A lire l'article de Romain Huët, Maitre de conférences en sciences de la communication (Rennes 2). Ces recherches visent essentiellement à approcher la quotidienneté des combattants pour comprendre leurs trajectoires biographiques, leurs rapports ordinaires au monde, à autrui et à eux-mêmes.
"Les explications sociologiques et politiques relatives au basculement des combattants étrangers dans le djihad armé suivent en principe deux perspectives différentes. La première cherche à dégager les facteurs du contexte social qui expliquent le basculement de certains dans des parcours de radicalisation djihadistes (inégalités sociales, exclusions, discriminations, expériences de l’injustice, etc.). La deuxième perspective, quant à elle, vise à analyser les processus et la dynamique des violences, en s’appuyant sur un profilage sociologique des parcours des candidats au djihad. La plupart des études s’accordent sur un diagnostic qui favorise l’expérience guerrière (frustration et crise sociales). En bref, il existe des configurations sociales spécifiques qui créent des conditions favorables à la violence.
Ces explications sont évidemment importantes et nécessaires. Néanmoins, le but de ce texte se tient en décalage par rapport à ces explications sociologiques traditionnelles. Il s’agit de questionner les ressorts subjectifs susceptibles d’animer de jeunes Occidentaux à rejoindre l’État islamique pour combattre sur les fronts syriens et irakiens. Parmi ces ressorts, l’un est intrinsèque à la guerre en tant « qu’expérience sensible ». L’hypothèse, qui ne se suffit pas à elle-même et qui ne saurait répondre à la globalité de la question, est que la guerre est l’occasion d’une expérience sensible du monde qui, non seulement attire les êtres en attente de « réparation existentielle », mais qui les maintient également dans la lutte armée en raison notamment des éclats existentiels qu’elle suscite.
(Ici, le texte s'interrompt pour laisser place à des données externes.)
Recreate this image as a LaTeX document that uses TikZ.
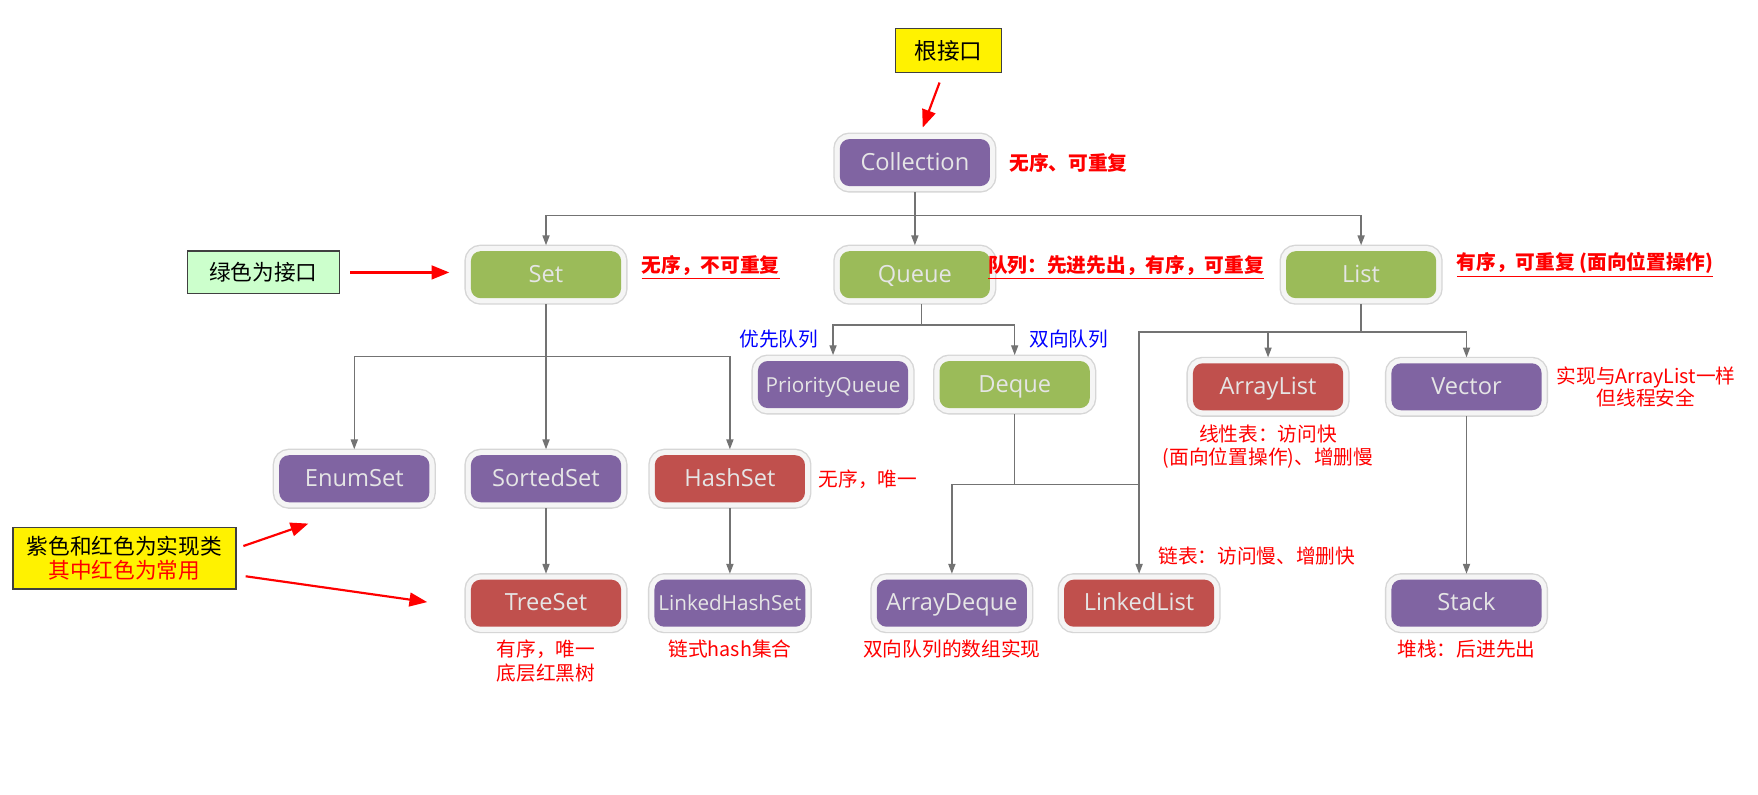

Cet article s’attache donc à la dimension sensible de la guerre en tant qu’elle fascine et attire. D’ailleurs, rares sont ceux qui peuvent se soustraire à cette curiosité remplie de peur, car on ne saurait concevoir spectacle plus inquiétant que celui de jeunes hommes, déterminés, bien vivants et lucides, à jeter leur vie au nom, par exemple, de l’État islamique et à subir l’emprise impitoyable d’une passion insensée".